• _Task to complete_
Extract word for word the lines of the listing from its start to the line holding "from bokeh.resources import INLINE", both ends kept; pictures are not part of the copy.

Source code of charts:
+ + +

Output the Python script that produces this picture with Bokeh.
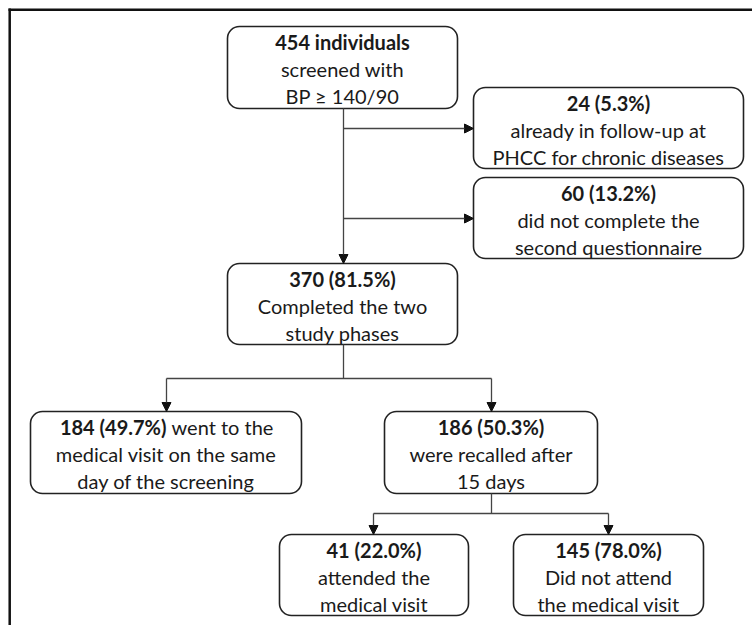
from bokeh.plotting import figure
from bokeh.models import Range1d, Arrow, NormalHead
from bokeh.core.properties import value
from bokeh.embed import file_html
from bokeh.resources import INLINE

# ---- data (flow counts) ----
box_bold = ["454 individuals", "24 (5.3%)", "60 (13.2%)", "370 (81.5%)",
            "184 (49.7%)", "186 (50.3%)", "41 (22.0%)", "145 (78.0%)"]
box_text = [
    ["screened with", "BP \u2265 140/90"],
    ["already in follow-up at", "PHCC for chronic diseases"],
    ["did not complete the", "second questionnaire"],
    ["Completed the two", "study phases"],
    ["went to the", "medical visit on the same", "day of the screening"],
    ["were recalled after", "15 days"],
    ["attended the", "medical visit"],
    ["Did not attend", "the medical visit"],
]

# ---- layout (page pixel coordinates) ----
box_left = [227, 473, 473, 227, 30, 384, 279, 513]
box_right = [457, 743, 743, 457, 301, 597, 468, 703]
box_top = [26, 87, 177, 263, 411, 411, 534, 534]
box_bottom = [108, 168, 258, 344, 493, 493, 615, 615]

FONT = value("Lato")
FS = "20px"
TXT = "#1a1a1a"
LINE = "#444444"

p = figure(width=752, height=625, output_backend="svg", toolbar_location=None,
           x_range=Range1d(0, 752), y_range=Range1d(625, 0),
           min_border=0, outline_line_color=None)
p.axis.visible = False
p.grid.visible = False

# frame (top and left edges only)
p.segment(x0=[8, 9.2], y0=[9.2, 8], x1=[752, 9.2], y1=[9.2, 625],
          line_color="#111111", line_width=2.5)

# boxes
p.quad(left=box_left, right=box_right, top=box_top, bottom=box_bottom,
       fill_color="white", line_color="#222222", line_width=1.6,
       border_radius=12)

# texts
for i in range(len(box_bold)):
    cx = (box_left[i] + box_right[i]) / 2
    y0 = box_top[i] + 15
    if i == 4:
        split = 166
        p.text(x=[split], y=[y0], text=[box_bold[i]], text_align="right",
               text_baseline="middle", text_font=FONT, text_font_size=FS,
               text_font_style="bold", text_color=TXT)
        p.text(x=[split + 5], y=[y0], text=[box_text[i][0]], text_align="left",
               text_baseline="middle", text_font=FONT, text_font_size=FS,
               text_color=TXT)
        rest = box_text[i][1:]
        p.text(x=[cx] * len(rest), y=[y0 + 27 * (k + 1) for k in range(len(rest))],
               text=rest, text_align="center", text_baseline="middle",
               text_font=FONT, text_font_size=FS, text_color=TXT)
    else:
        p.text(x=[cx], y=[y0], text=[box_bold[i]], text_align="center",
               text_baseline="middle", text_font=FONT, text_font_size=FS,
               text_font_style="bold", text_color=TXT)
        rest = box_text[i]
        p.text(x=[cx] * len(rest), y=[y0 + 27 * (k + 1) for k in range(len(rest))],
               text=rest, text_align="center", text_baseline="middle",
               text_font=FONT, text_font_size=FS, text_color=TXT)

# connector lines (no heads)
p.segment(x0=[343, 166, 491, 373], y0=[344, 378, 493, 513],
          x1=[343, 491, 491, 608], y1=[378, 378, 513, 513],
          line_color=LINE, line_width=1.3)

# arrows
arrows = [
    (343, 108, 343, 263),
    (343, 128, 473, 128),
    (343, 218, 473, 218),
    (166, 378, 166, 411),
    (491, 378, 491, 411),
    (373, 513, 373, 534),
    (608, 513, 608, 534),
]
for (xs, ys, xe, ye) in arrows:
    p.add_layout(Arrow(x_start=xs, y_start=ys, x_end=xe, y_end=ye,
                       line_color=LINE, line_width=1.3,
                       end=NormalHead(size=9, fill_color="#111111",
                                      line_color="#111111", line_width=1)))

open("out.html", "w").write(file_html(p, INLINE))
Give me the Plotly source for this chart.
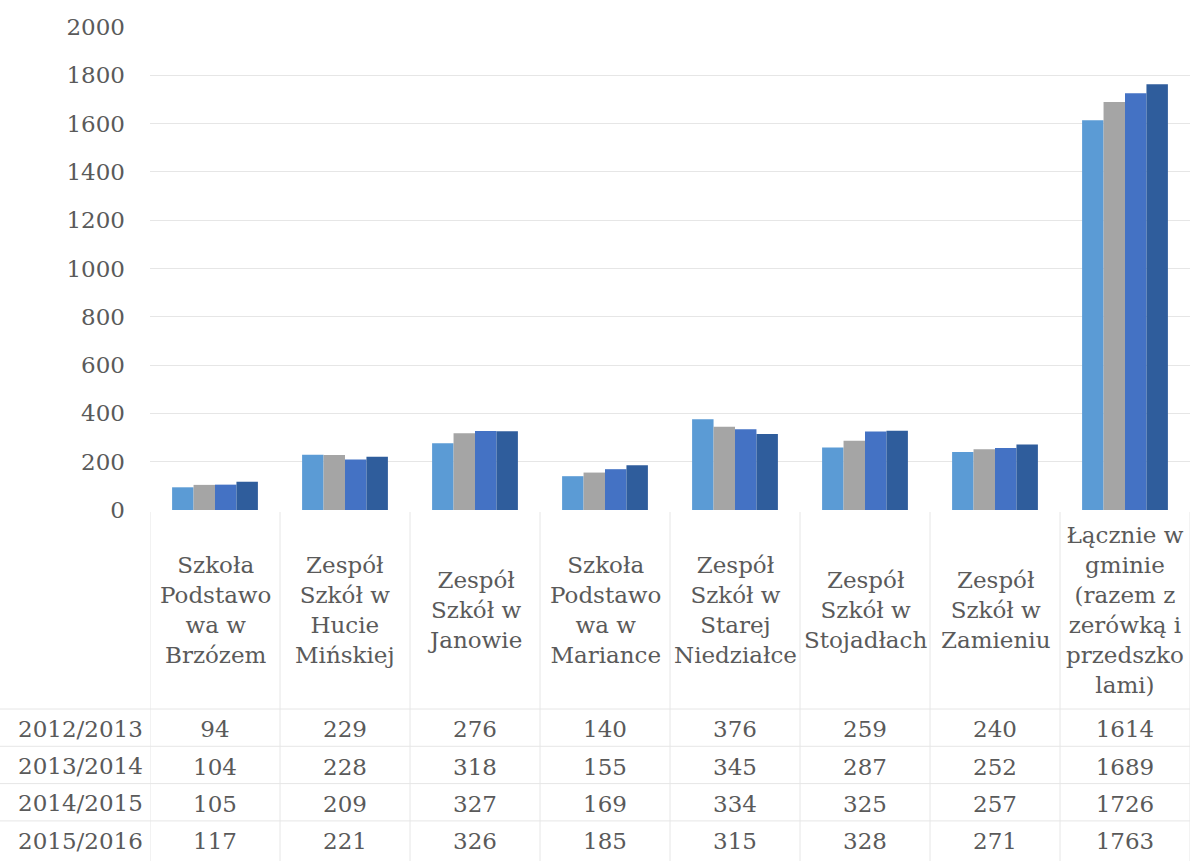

+ + +

• _Response to this exercise_
Output the Python script that produces this picture with Bokeh.
from bokeh.plotting import figure
from bokeh.models import Range1d, Arrow, NormalHead
from bokeh.core.properties import value
from bokeh.embed import file_html
from bokeh.resources import INLINE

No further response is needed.